Merkel was removed from his duties in 2006. And the statute of limitations had expired.

“After nearly 20 years, I finally felt heard and the crimes against me validated. However, my family and I are no longer able to pursue charges and there remains no justice in my case,” Naiman said.

Under current Nebraska law, a victim has until age 33 to sue a business or organization they believe helped perpetuate the abuse.

State Sen. Rich Pahls said LB 833 is needed because the average age a child sex assault survivor comes forward is 52.

He wants the limitation removed for future cases

And pointed to the injustice in Naiman’s case along with hundreds of other victims in Peterson’s report.

“If this book could cry, there would be a river of tears,” Pahls said.

Nebraska Catholic Conference Executive Director Tom Venzor said the church has implemented a number of changes and safeguards over the past 20 years.

“We are sorry for the pain and suffering you experience in the church. You deserve better, and we ask for your forgiveness,” Venzor said.

But Venzor pointed out more sexual abuse occurs outside the church.

He said the bill should also remove the statute of limitations for government and public entities as well.

“If the goal of this legislation is fairness, justice inequity for victims, as should be applied across the board,” Venzor said.

Coleen Nielsen representing Nebraska Insurance Information Services and the Nebraska Insurance Federation said defending abuse cases years later would be difficult.

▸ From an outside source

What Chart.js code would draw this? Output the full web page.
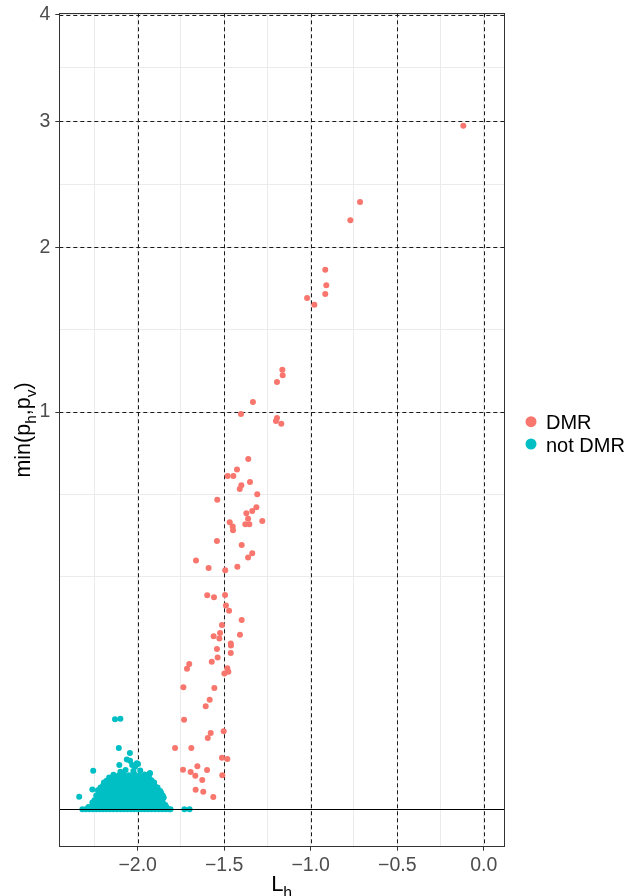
<!DOCTYPE html>
<html>
<head>
<meta charset="utf-8">
<script src="https://cdn.jsdelivr.net/npm/chart.js@4/dist/chart.umd.min.js"></script>
<style>
  html, body { margin: 0; padding: 0; background: #fff; }
  #wrap { width: 643px; height: 896px; }
</style>
</head>
<body>
<div id="wrap"><canvas id="dmr-chart" width="643" height="896"></canvas></div>
<script>
// ---- data (L_h vs min(p_h, p_v)) ----
const dmrX = [-0.118,-0.715,-0.771,-0.916,-0.910,-0.916,-1.021,-0.979,-1.164,-1.162,-1.195,-1.334,-1.403,-1.195,-1.201,-1.170,
  -1.361,-1.426,-1.480,-1.447,-1.351,-1.401,-1.410,-1.309,-1.540,-1.314,-1.338,-1.372,-1.362,-1.280,-1.468,-1.451,-1.378,-1.355,
  -1.449,-1.542,-1.399,-1.338,-1.362,-1.663,-1.590,-1.424,-1.494,-1.598,-1.559,-1.495,-1.490,-1.472,-1.399,-1.513,-1.524,-1.409,
  -1.561,-1.528,-1.462,-1.461,-1.542,-1.462,-1.538,-1.572,-1.702,-1.715,-1.482,-1.476,-1.499,-1.736,-1.557,-1.584,-1.607,-1.732,
  -1.503,-1.578,-1.595,-1.784,-1.690,-1.513,-1.482,-1.655,-1.738,-1.599,-1.694,-1.667,-1.511,-1.627,-1.665,-1.621,-1.563];
const dmrY = [2.960,2.337,2.198,1.845,1.740,1.682,1.656,1.613,1.224,1.193,1.157,1.051,0.990,0.970,0.955,0.942,
  0.777,0.731,0.704,0.704,0.679,0.665,0.650,0.629,0.607,0.578,0.564,0.555,0.535,0.527,0.522,0.507,0.515,0.515,
  0.493,0.456,0.443,0.415,0.402,0.392,0.369,0.373,0.362,0.290,0.285,0.291,0.263,0.250,0.227,0.215,0.197,0.193,
  0.190,0.185,0.174,0.170,0.163,0.155,0.146,0.138,0.134,0.125,0.126,0.120,0.117,0.0943,0.0932,0.0761,0.0672,0.0509,
  0.0385,0.0369,0.0322,0.0238,0.0238,0.0169,0.0160,0.0117,0.00994,0.00978,0.00881,0.00715,0.00732,0.00544,0.00243,0.00196,0.00096];

const notDmrX = [
  -2.32,-2.30,-2.28,-2.26,-2.24,-2.22,-2.20,-2.18,-2.16,-2.14,-2.12,-2.10,-2.08,-2.06,-2.04,-2.02,-2.00,-1.98,-1.96,-1.94,-1.92,-1.90,-1.88,-1.86,-1.84,-1.82,-1.81,-1.73,-1.70,
  -2.285,-2.255,-2.225,-2.195,-2.165,-2.135,-2.105,-2.075,-2.045,-2.015,-1.985,-1.955,-1.925,-1.895,-1.865,-1.835,
  -2.26,-2.23,-2.20,-2.17,-2.14,-2.11,-2.08,-2.05,-2.02,-1.99,-1.96,-1.93,-1.90,-1.87,-1.84,
  -2.245,-2.215,-2.185,-2.155,-2.125,-2.095,-2.065,-2.035,-2.005,-1.975,-1.945,-1.915,-1.885,-1.855,
  -2.25,-2.22,-2.19,-2.16,-2.13,-2.10,-2.07,-2.04,-2.01,-1.98,-1.95,-1.92,-1.89,-1.86,
  -2.235,-2.205,-2.175,-2.145,-2.115,-2.085,-2.055,-2.025,-1.995,-1.965,-1.935,-1.905,-1.875,-1.85,
  -2.24,-2.21,-2.18,-2.15,-2.12,-2.09,-2.06,-2.03,-2.00,-1.97,-1.94,-1.91,-1.88,-1.855,
  -2.225,-2.195,-2.165,-2.135,-2.105,-2.075,-2.045,-2.015,-1.985,-1.955,-1.925,-1.895,-1.87,
  -2.23,-2.20,-2.17,-2.14,-2.11,-2.08,-2.05,-2.02,-1.99,-1.96,-1.93,-1.90,-1.87,
  -2.215,-2.185,-2.155,-2.125,-2.095,-2.065,-2.035,-2.005,-1.975,-1.945,-1.915,-1.885,
  -2.20,-2.17,-2.14,-2.11,-2.08,-2.05,-2.02,-1.99,-1.96,-1.93,-1.90,
  -2.195,-2.165,-2.135,-2.105,-2.075,-2.045,-2.015,-1.985,-1.955,-1.925,-1.905,
  -2.18,-2.15,-2.12,-2.09,-2.06,-2.03,-2.00,-1.97,-1.94,-1.92,
  -2.165,-2.135,-2.105,-2.075,-2.045,-2.015,-1.985,-1.955,-1.935,
  -2.14,-2.11,-2.08,-2.05,-2.02,-1.99,-1.96,-1.93,
  -2.131,-2.100,-2.109,-2.045,-2.063,-2.044,-2.005,-2.015,-2.106,-2.032,-2.025,-2.257,-2.262,-2.338,-2.262,
  -1.998,-1.929,-1.865,-1.852,-2.070,-2.100,-1.985];
const notDmrY = [
  0,0,0,0,0,0,0,0,0,0,0,0,0,0,0,0,0,0,0,0,0,0,0,0,0,0,0,0,0,
  0.000034,0.000030,0.000038,0.000033,0.000036,0.000031,0.000035,0.000034,0.000032,0.000037,0.000033,0.000035,0.000030,0.000036,0.000034,0.000032,
  0.00012,0.00010,0.00015,0.00011,0.00013,0.00009,0.00014,0.00012,0.00010,0.00016,0.00011,0.00013,0.00010,0.00015,0.00012,
  0.00029,0.00031,0.00027,0.00030,0.00028,0.00032,0.00029,0.00026,0.00030,0.00031,0.00028,0.00029,0.00027,0.00030,
  0.00052,0.00060,0.00049,0.00057,0.00054,0.00062,0.00050,0.00058,0.00055,0.00051,0.00061,0.00053,0.00056,0.00048,
  0.00088,0.00085,0.00091,0.00087,0.00090,0.00084,0.00089,0.00092,0.00086,0.00088,0.00090,0.00085,0.00087,0.00089,
  0.0012,0.0014,0.0013,0.0011,0.0015,0.0013,0.0012,0.0014,0.0013,0.0012,0.0014,0.0011,0.0013,0.0012,
  0.00179,0.00175,0.00183,0.00178,0.00181,0.00176,0.00184,0.00179,0.00177,0.00182,0.00178,0.00180,0.00174,
  0.0023,0.0025,0.0022,0.0026,0.0024,0.0023,0.0025,0.0024,0.0022,0.0026,0.0023,0.0025,0.0021,
  0.00301,0.00296,0.00306,0.00299,0.00304,0.00298,0.00303,0.00300,0.00295,0.00305,0.00299,0.00302,
  0.0036,0.0039,0.0035,0.0038,0.0037,0.0040,0.0036,0.0038,0.0035,0.0039,0.0034,
  0.00455,0.00448,0.00462,0.00451,0.00458,0.00447,0.00460,0.00453,0.00449,0.00457,0.00452,
  0.0052,0.0056,0.0054,0.0058,0.0053,0.0057,0.0055,0.0052,0.0056,0.0054,
  0.0064,0.0062,0.0066,0.0063,0.0067,0.0061,0.0065,0.0063,0.0066,
  0.0076,0.0072,0.0078,0.0074,0.0079,0.0073,0.0077,0.0082,
  0.0513,0.0520,0.0238,0.0201,0.0158,0.0150,0.0134,0.0115,0.0124,0.0124,0.0093,0.0094,0.0025,0.0010,0.0003,
  0.0130,0.0082,0.0018,0.0008,0.0098,0.0090,0.0095];

// axis breaks (major get labels + dashed lines, minor only faint grid)
const xMajor = [-2.0, -1.5, -1.0, -0.5, 0.0];
const xMinor = [-2.25, -1.75, -1.25, -0.75, -0.25];
const yMajor = [1, 2, 3, 4];
const yMinor = [0.343, 0.629, 1.457, 2.474, 3.482];

const FONT = "'Liberation Sans', Arial, sans-serif";
const RED = '#F8766D', TEAL = '#00BFC4';

// square-root y scale (like scale_y_sqrt)
const sgnSqrt = v => Math.sign(v) * Math.sqrt(Math.abs(v));
class SqrtScale extends Chart.LinearScale {
  getPixelForValue(value) {
    const a = sgnSqrt(this.min), b = sgnSqrt(this.max);
    return this.getPixelForDecimal((sgnSqrt(value) - a) / (b - a));
  }
  getValueForPixel(pixel) {
    const a = sgnSqrt(this.min), b = sgnSqrt(this.max);
    const s = a + this.getDecimalForPixel(pixel) * (b - a);
    return Math.sign(s) * s * s;
  }
}
SqrtScale.id = 'sqrt';
SqrtScale.defaults = Chart.LinearScale.defaults;
Chart.register(SqrtScale);

function drawRich(ctx, parts, size) {
  const sub = size * 0.72;
  let w = 0;
  parts.forEach(([t, s]) => { ctx.font = `${s ? sub : size}px ${FONT}`; w += ctx.measureText(t).width; });
  let cx = -w / 2;
  parts.forEach(([t, s]) => {
    ctx.font = `${s ? sub : size}px ${FONT}`;
    ctx.fillText(t, cx, s ? size * 0.3 : 0);
    cx += ctx.measureText(t).width;
  });
}

const decorations = {
  id: 'decorations',
  beforeDatasetsDraw(chart) {
    const {ctx, chartArea: a, scales: {x, y}} = chart;
    ctx.save();
    ctx.strokeStyle = '#1a1a1a';
    ctx.lineWidth = 1;
    ctx.setLineDash([4, 3]);
    xMajor.forEach(v => {
      const px = Math.round(x.getPixelForValue(v)) + 0.5;
      ctx.beginPath(); ctx.moveTo(px, a.top); ctx.lineTo(px, a.bottom); ctx.stroke();
    });
    yMajor.forEach(v => {
      const py = Math.round(y.getPixelForValue(v)) + 0.5;
      ctx.beginPath(); ctx.moveTo(a.left, py); ctx.lineTo(a.right, py); ctx.stroke();
    });
    ctx.restore();
  },
  afterDatasetsDraw(chart) {
    const {ctx, chartArea: a, scales: {y}} = chart;
    ctx.save();
    ctx.strokeStyle = '#000';
    ctx.lineWidth = 1;
    const py = Math.round(y.getPixelForValue(0)) + 0.5;
    ctx.beginPath(); ctx.moveTo(a.left, py); ctx.lineTo(a.right, py); ctx.stroke();
    ctx.strokeStyle = '#333';
    ctx.strokeRect(Math.round(a.left) + 0.5, Math.round(a.top) + 0.5,
      Math.round(a.right - a.left), Math.round(a.bottom - a.top));
    ctx.restore();
  },
  afterDraw(chart) {
    const {ctx, chartArea: a} = chart;
    ctx.save();
    ctx.fillStyle = '#000';
    ctx.textBaseline = 'alphabetic';
    ctx.textAlign = 'left';
    // x title
    ctx.save();
    ctx.translate((a.left + a.right) / 2, 891);
    drawRich(ctx, [['L', false], ['h', true]], 22);
    ctx.restore();
    // y title
    ctx.save();
    ctx.translate(30, (a.top + a.bottom) / 2);
    ctx.rotate(-Math.PI / 2);
    drawRich(ctx, [['min(p', false], ['h', true], [',p', false], ['v', true], [')', false]], 21.5);
    ctx.restore();
    // legend
    chart.data.datasets.forEach((ds, i) => {
      const cy = 421.7 + i * 22.3;
      ctx.fillStyle = ds.backgroundColor;
      ctx.beginPath(); ctx.arc(531, cy, 5.5, 0, Math.PI * 2); ctx.fill();
      ctx.fillStyle = '#000';
      ctx.font = `20px ${FONT}`;
      ctx.fillText(ds.label, 546, cy + 7.5);
    });
    ctx.restore();
  }
};

const toPoints = (xs, ys) => xs.map((v, i) => ({x: v, y: ys[i]}));
const gridColor = () => '#EBEBEB';
const noScalePadding = s => { s.paddingTop = 0; s.paddingBottom = 0; s.paddingLeft = 0; s.paddingRight = 0; };

new Chart(document.getElementById('dmr-chart'), {
  type: 'scatter',
  data: {
    datasets: [
      { label: 'DMR', data: toPoints(dmrX, dmrY), backgroundColor: RED, borderWidth: 0, pointRadius: 3, pointHoverRadius: 3 },
      { label: 'not DMR', data: toPoints(notDmrX, notDmrY), backgroundColor: TEAL, borderWidth: 0, pointRadius: 3, pointHoverRadius: 3 }
    ]
  },
  plugins: [decorations],
  options: {
    responsive: false,
    animation: false,
    events: [],
    layout: { padding: { left: 0, right: 139, top: 13.3, bottom: 0 } },
    plugins: { legend: { display: false }, tooltip: { enabled: false } },
    scales: {
      x: {
        type: 'linear',
        min: -2.453, max: 0.117,
        bounds: 'data',
        afterBuildTicks: s => { s.ticks = [...xMinor, ...xMajor].sort((p, q) => p - q).map(v => ({value: v})); },
        afterFit: s => { s.height = 49.3; noScalePadding(s); },
        border: { display: false },
        grid: {
          color: gridColor,
          lineWidth: 1,
          tickLength: 4,
          tickColor: c => xMajor.includes(c.tick.value) ? '#333' : 'rgba(0,0,0,0)'
        },
        ticks: {
          autoSkip: false, maxRotation: 0, padding: 3,
          color: '#4D4D4D', font: { family: FONT, size: 19.5 },
          callback: v => xMajor.includes(v) ? (v === 0 ? '0.0' : '\u2212' + Math.abs(v).toFixed(1)) : ''
        }
      },
      y: {
        type: 'sqrt',
        min: -0.00885, max: 4.014,
        bounds: 'data',
        afterBuildTicks: s => { s.ticks = [...yMinor, ...yMajor].sort((p, q) => p - q).map(v => ({value: v})); },
        afterFit: s => { s.width = 59.3; noScalePadding(s); },
        border: { display: false },
        grid: {
          color: gridColor,
          lineWidth: 1,
          tickLength: 4,
          tickColor: c => yMajor.includes(c.tick.value) ? '#333' : 'rgba(0,0,0,0)'
        },
        ticks: {
          autoSkip: false, padding: 5,
          color: '#4D4D4D', font: { family: FONT, size: 19.5 },
          callback: v => yMajor.includes(v) ? String(v) : ''
        }
      }
    }
  }
});
</script>
</body>
</html>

“Records can be destroyed. Witnesses can be difficult to find others may have become incapacitated or pass away. In essence, the limits are designed to protect us against unfair litigation,” Nielsen said.

Kathryn Robb of Child US Advocacy and child abuse survivor herself disagreed.

“We’re talking about the rape, sodomy in sexual assault of children,” Robb said. “Why should sexual predators be protected by the passage of time while victims suffer?”

She said 17 other states have already passed similar laws.

Pahls said he will make LB 833 his priority bill of the session.

He said he will work to remove the statute of limitations for child sexual assault for government agencies after this bill is passed.